Senyampang menghadapi Kongres pada akhir Februari mendatang, ada baiknya kita melihat ke dalam tubuh PAN, apakah ikhtiar besar menjadikan PAN tetap sebagai lokomotif reformasi sudah on the track ataukah ada hal-hal yang musti dibenahi lagi dalam perjalanannya. Sejak didirikan tahun 98 silam, PAN telah mengalami 3 kali kongres, artinya sudah ada 3 kali evaluasi mengenai arah perjalanan PAN dalam berkecimpung di kancah perpolitikan nasional.

Batam, 2010, dalam Kongres yang ketiga, setelah mundurnya Drajad Wibowo dalam memperebutkan kursi ketua umum PAN periode 2010-2015, maka melengganglah Hatta Rajasa terpilih secara aklamasi sebagai ketua umum.

Sebagai kader yang telah menduduki berbagai jabatan di partai dan pemerintahan, terpilihnya Hatta Rajasa sebagai ketua umum PAN diharapkan untuk bisa membawa PAN menjadi lebih besar dan meraih target 2 digit dan 3 besar di pileg 2014.

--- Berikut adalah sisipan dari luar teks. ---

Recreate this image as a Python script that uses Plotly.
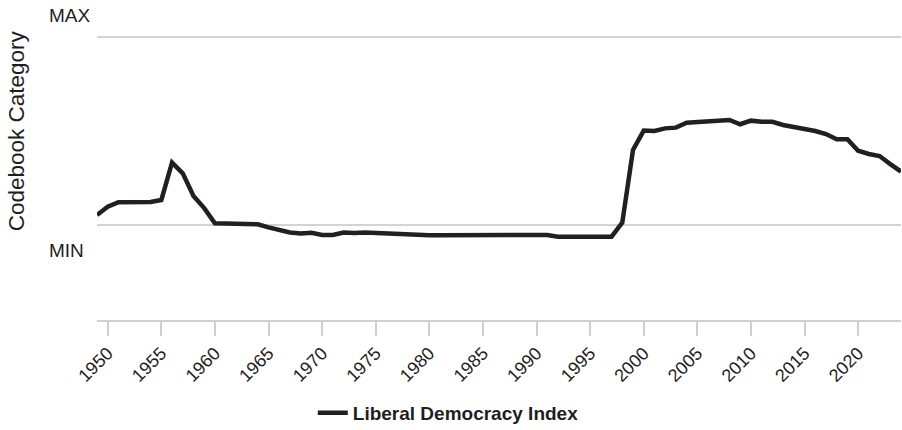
import plotly.graph_objects as go

years = list(range(1949, 2025))
ldi = [0.053, 0.097, 0.121, 0.122, 0.122, 0.122, 0.133, 0.332, 0.275, 0.154,
       0.090, 0.009, 0.008, 0.007, 0.005, 0.004, -0.013, -0.029, -0.040, -0.045,
       -0.041, -0.053, -0.053, -0.040, -0.043, -0.040, -0.043, -0.048, -0.048, -0.053,
       -0.055, -0.055, -0.055, -0.055, -0.055, -0.055, -0.055, -0.055, -0.059, -0.059,
       -0.059, -0.056, -0.053, -0.062, -0.062, -0.062, -0.062, -0.064, -0.062, 0.013,
       0.399, 0.502, 0.500, 0.514, 0.518, 0.544, 0.548, 0.551, 0.553, 0.559,
       0.536, 0.555, 0.549, 0.549, 0.532, 0.523, 0.514, 0.500, 0.484, 0.456,
       0.456, 0.395, 0.378, 0.367, 0.324, 0.284]

tick_years = list(range(1950, 2025, 5))
tick_labels = [str(y) for y in tick_years]
y_levels = [0, 1]
y_level_labels = ["MIN", "MAX"]

FONT = "Liberation Sans, Arial, sans-serif"
TXT = "#1e1e1e"

fig = go.Figure()
fig.add_trace(go.Scatter(
    x=years, y=ldi, mode="lines", name="Liberal Democracy Index",
    line=dict(color="#231f20", width=4.5),
))

fig.update_layout(
    width=902, height=430,
    margin=dict(l=97, r=1, t=10, b=110),
    plot_bgcolor="white", paper_bgcolor="white",
    font=dict(family=FONT, color=TXT),
    showlegend=True,
    legend=dict(
        orientation="h", xref="container", yref="container",
        x=0.497, xanchor="center", y=0.04, yanchor="middle",
        font=dict(family=FONT, size=19, color=TXT, weight=700),
    ),
    xaxis=dict(
        range=[1949, 2024], tickvals=tick_years, ticktext=tick_labels,
        tickangle=-45, tickfont=dict(size=18, color=TXT),
        ticks="outside", ticklen=14, tickwidth=1.5, tickcolor="#d0d0d0",
        showline=True, linecolor="#d0d0d0", linewidth=1.5,
        showgrid=False, zeroline=False,
    ),
    yaxis=dict(
        range=[-0.5053, 1.1436], tickvals=y_levels, showticklabels=False,
        showgrid=True, gridcolor="#d3d3d3", gridwidth=1.5,
        zeroline=False, showline=False, ticks="",
    ),
)

# level labels placed above/below the gridlines
fig.add_annotation(x=-0.0617, xref="paper", y=1.112, yref="y", text=y_level_labels[1],
                   showarrow=False, xanchor="left", yanchor="middle",
                   font=dict(size=19, color=TXT, family=FONT))
fig.add_annotation(x=-0.0617, xref="paper", y=-0.133, yref="y", text=y_level_labels[0],
                   showarrow=False, xanchor="left", yanchor="middle",
                   font=dict(size=19, color=TXT, family=FONT))
fig.add_annotation(x=-0.1003, xref="paper", y=0.5, yref="y", text="Codebook Category",
                   showarrow=False, textangle=-90, xanchor="center", yanchor="middle",
                   font=dict(size=22.5, color=TXT, family=FONT))

fig.write_html("out.html", config={"displayModeBar": False},
               post_script="document.body.style.margin='0';document.body.style.overflow='hidden';")
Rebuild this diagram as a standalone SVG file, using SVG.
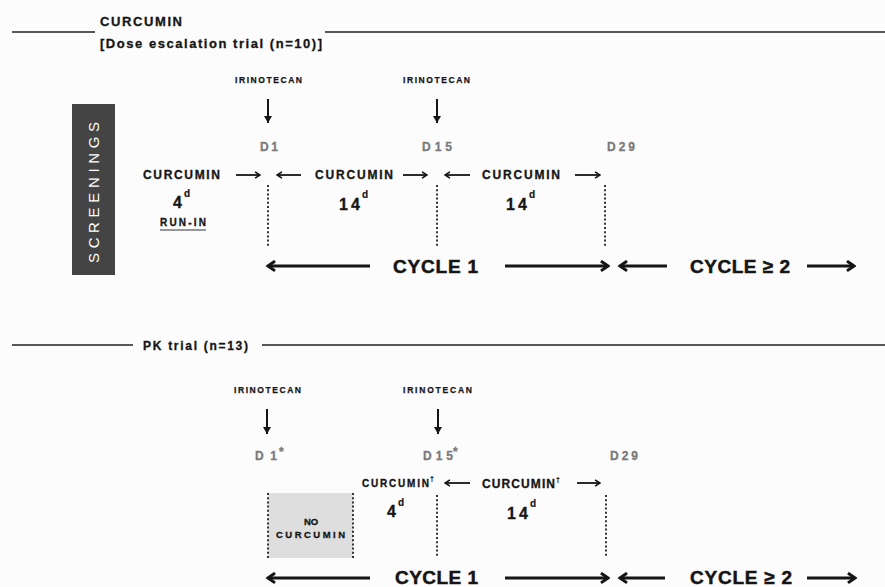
<svg xmlns="http://www.w3.org/2000/svg" width="885" height="587" viewBox="0 0 885 587">
<style>
text{font-family:"Liberation Sans",Arial,sans-serif;font-weight:bold;fill:#151515;stroke:#151515;stroke-width:0.3}
.hd{font-size:13px}
.ir{font-size:8.5px;stroke-width:0.25}
.dl{font-size:12px;fill:#7a7a7a;stroke:#7a7a7a}
.cu{font-size:12px}
.cus{font-size:10px}
.num{font-size:16px}
.sup{font-size:10px;stroke-width:0.2}
.cy{font-size:19px;stroke-width:0.5}
.rule{stroke:#222;stroke-width:1.6}
.thin{stroke:#151515;stroke-width:1.8;fill:none;marker-end:url(#sm)}
.down{stroke:#151515;stroke-width:2;fill:none;marker-end:url(#dn)}
.big{stroke:#151515;stroke-width:3;fill:none;marker-end:url(#lg)}
.dot{stroke:#333;stroke-width:2;stroke-dasharray:2 2.2;fill:none}
</style>
<defs>
<marker id="sm" viewBox="0 0 10 10" refX="8.5" refY="5" markerWidth="9" markerHeight="9" markerUnits="userSpaceOnUse" orient="auto"><path d="M3,1.5 L8.5,5 L3,8.5" fill="none" stroke="#151515" stroke-width="1.8"/></marker>
<marker id="dn" viewBox="0 0 10 10" refX="9" refY="5" markerWidth="10" markerHeight="10" markerUnits="userSpaceOnUse" orient="auto"><path d="M2,1 L9,5 L2,9 z" fill="#151515"/></marker>
<marker id="lg" viewBox="0 0 12 12" refX="10.5" refY="6" markerWidth="13" markerHeight="13" markerUnits="userSpaceOnUse" orient="auto"><path d="M4,1.5 L10.5,6 L4,10.5" fill="none" stroke="#151515" stroke-width="2.8"/></marker>
</defs>
<rect width="885" height="587" fill="#fcfcfc"/>

<g id="header-top">
<line class="rule" x1="12" y1="32" x2="95" y2="32"/>
<line class="rule" x1="325" y1="32" x2="885" y2="32"/>
<text class="hd" x="100" y="26" textLength="82" lengthAdjust="spacing">CURCUMIN</text>
<text class="hd" x="100" y="48" textLength="222" lengthAdjust="spacing">[Dose escalation trial (n=10)]</text>
</g>

<g id="screenings">
<rect x="72" y="104" width="43" height="171" fill="#444"/>
<text x="0" y="0" transform="translate(99,263) rotate(-90)" style="font-size:15px;font-weight:normal;fill:#fff;stroke:none" textLength="141" lengthAdjust="spacing">SCREENINGS</text>
</g>

<g id="top-labels">
<text class="ir" x="235" y="83" textLength="67" lengthAdjust="spacing">IRINOTECAN</text>
<text class="ir" x="403" y="83" textLength="67" lengthAdjust="spacing">IRINOTECAN</text>
<text class="dl" x="260" y="151" textLength="18" lengthAdjust="spacing">D1</text>
<text class="dl" x="422" y="151" textLength="30" lengthAdjust="spacing">D15</text>
<text class="dl" x="607" y="151" textLength="28" lengthAdjust="spacing">D29</text>
<text class="cu" x="143" y="179" textLength="77" lengthAdjust="spacing">CURCUMIN</text>
<text class="cu" x="315" y="179" textLength="78" lengthAdjust="spacing">CURCUMIN</text>
<text class="cu" x="482" y="179" textLength="78" lengthAdjust="spacing">CURCUMIN</text>
<text class="num" x="173" y="208">4</text><text class="sup" x="184" y="197">d</text>
<text class="num" x="339" y="210" textLength="21" lengthAdjust="spacing">14</text><text class="sup" x="362" y="198">d</text>
<text class="num" x="506" y="210" textLength="21" lengthAdjust="spacing">14</text><text class="sup" x="529" y="198">d</text>
<text x="160" y="226" font-size="10" textLength="46" lengthAdjust="spacing">RUN-IN</text>
<line x1="160" y1="230" x2="206" y2="230" stroke="#333" stroke-width="1.2"/>
<text class="cy" x="393" y="273" textLength="85" lengthAdjust="spacing">CYCLE 1</text>
<text class="cy" x="690" y="273" textLength="100" lengthAdjust="spacing">CYCLE ≥ 2</text>
</g>

<g id="top-connectors">
<line class="down" x1="268" y1="99" x2="268" y2="123"/>
<line class="down" x1="437" y1="99" x2="437" y2="123"/>
<line class="thin" x1="236" y1="175" x2="260" y2="175"/>
<line class="thin" x1="301" y1="175" x2="277" y2="175"/>
<line class="thin" x1="403" y1="175" x2="427" y2="175"/>
<line class="thin" x1="470" y1="175" x2="445" y2="175"/>
<line class="thin" x1="575" y1="175" x2="600" y2="175"/>
<line class="dot" x1="268" y1="185" x2="268" y2="248"/>
<line class="dot" x1="437" y1="185" x2="437" y2="248"/>
<line class="dot" x1="605" y1="185" x2="605" y2="248"/>
<line class="big" x1="370" y1="266" x2="268" y2="266"/>
<line class="big" x1="505" y1="266" x2="608" y2="266"/>
<line class="big" x1="667" y1="266" x2="620" y2="266"/>
<line class="big" x1="807" y1="266" x2="854" y2="266"/>
</g>

<g id="header-pk">
<line class="rule" x1="12" y1="345" x2="133" y2="345"/>
<line class="rule" x1="262" y1="345" x2="885" y2="345"/>
<text x="143" y="350" font-size="12" textLength="105" lengthAdjust="spacing">PK trial (n=13)</text>
</g>

<g id="no-curcumin">
<rect x="268" y="493" width="85" height="65" fill="#dedede"/>
<line class="dot" x1="268" y1="493" x2="268" y2="558"/>
<line class="dot" x1="353" y1="493" x2="353" y2="558"/>
<text x="311" y="525" font-size="9.5" text-anchor="middle">NO</text>
<text x="310.5" y="538" font-size="9.5" text-anchor="middle" textLength="69" lengthAdjust="spacing">CURCUMIN</text>
</g>

<g id="bottom-labels">
<text class="ir" x="234" y="393" textLength="67" lengthAdjust="spacing">IRINOTECAN</text>
<text class="ir" x="403" y="393" textLength="69" lengthAdjust="spacing">IRINOTECAN</text>
<text class="dl" x="255" y="460" textLength="22" lengthAdjust="spacing">D1</text><text class="dl" x="279" y="456" font-size="9">*</text>
<text class="dl" x="423" y="460" textLength="30" lengthAdjust="spacing">D15</text><text class="dl" x="453" y="456" font-size="9">*</text>
<text class="dl" x="610" y="460" textLength="28" lengthAdjust="spacing">D29</text>
<text class="cus" x="362" y="487" textLength="67" lengthAdjust="spacing">CURCUMIN</text><text x="430" y="481" font-size="7" style="stroke-width:0.2">†</text>
<text class="cu" x="482" y="488" textLength="73" lengthAdjust="spacing">CURCUMIN</text><text x="556" y="482" font-size="7" style="stroke-width:0.2">†</text>
<text class="num" x="387" y="517">4</text><text class="sup" x="398" y="506">d</text>
<text class="num" x="507" y="519" textLength="21" lengthAdjust="spacing">14</text><text class="sup" x="530" y="507">d</text>
<text class="cy" x="395" y="584" textLength="83" lengthAdjust="spacing">CYCLE 1</text>
<text class="cy" x="690" y="584" textLength="102" lengthAdjust="spacing">CYCLE ≥ 2</text>
</g>

<g id="bottom-connectors">
<line class="down" x1="267" y1="409" x2="267" y2="434"/>
<line class="down" x1="438" y1="409" x2="438" y2="434"/>
<line class="thin" x1="470" y1="483" x2="445" y2="483"/>
<line class="thin" x1="577" y1="483" x2="600" y2="483"/>
<line class="dot" x1="437" y1="495" x2="437" y2="558"/>
<line class="dot" x1="606" y1="495" x2="606" y2="558"/>
<line class="big" x1="370" y1="578" x2="268" y2="578"/>
<line class="big" x1="505" y1="578" x2="608" y2="578"/>
<line class="big" x1="665" y1="578" x2="620" y2="578"/>
<line class="big" x1="807" y1="578" x2="855" y2="578"/>
</g>
</svg>
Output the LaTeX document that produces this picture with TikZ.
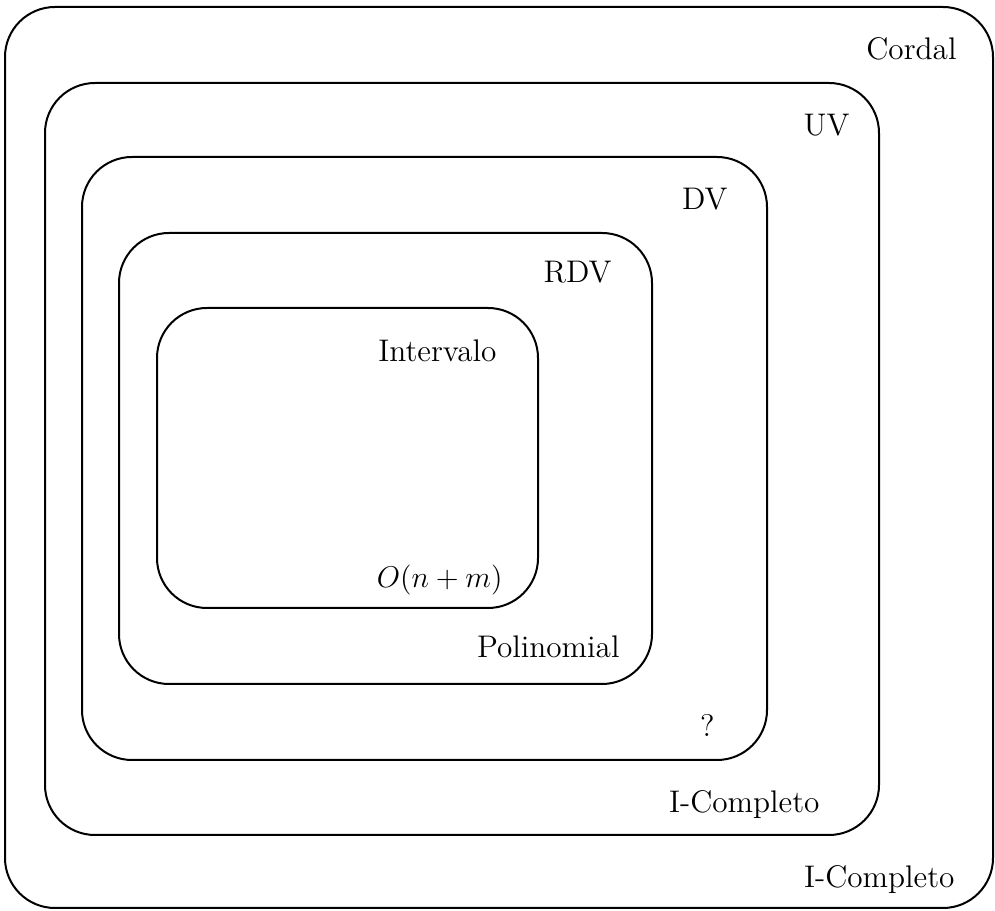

Sudah jamak kita ketahui, bahwa diantara kader-kader yang ada, Hatta adalah kader yang paling banyak mendapatkan posisi strategis, mulai dari ketua fraksi, ketua komisi, menristek, menhub, mensesneg, menkeu ad interim dan terakhir sebagai menko, yang tentu selain strategis secara politik tentu juga menguntungkan secara ekonomi, sehingga dengan itu diharapkan Hatta akan berjuang secara serius mencapai target yang dibebankan kepadanya tersebut.

Namun ternyata dalam perjalanannya, dengan alasan menjadi menko, justru Hatta dirasakan kurang instens dalam mengurusi partai, dan lebih banyak mempercayakan keseharian partai kepada Hafiz Thohir, selaku ketua OKK, yang tidak lain adalah adik kandungnya sendiri. Disamping itu, di awal kepengurusannya sempat menimbulkan gejolak karena dalam distribusi kekuasaan Hatta terkesan menganakemaskan jaringan etnisnya. Ketiga menteri dari PAN semuanya orang Sumatera. Demikian pun jabatan lain di Kementrian/Lembaga atau BUMN, HR lebih mengutamakan kerabat nya sesama Palembang dari pada etnis lainnya.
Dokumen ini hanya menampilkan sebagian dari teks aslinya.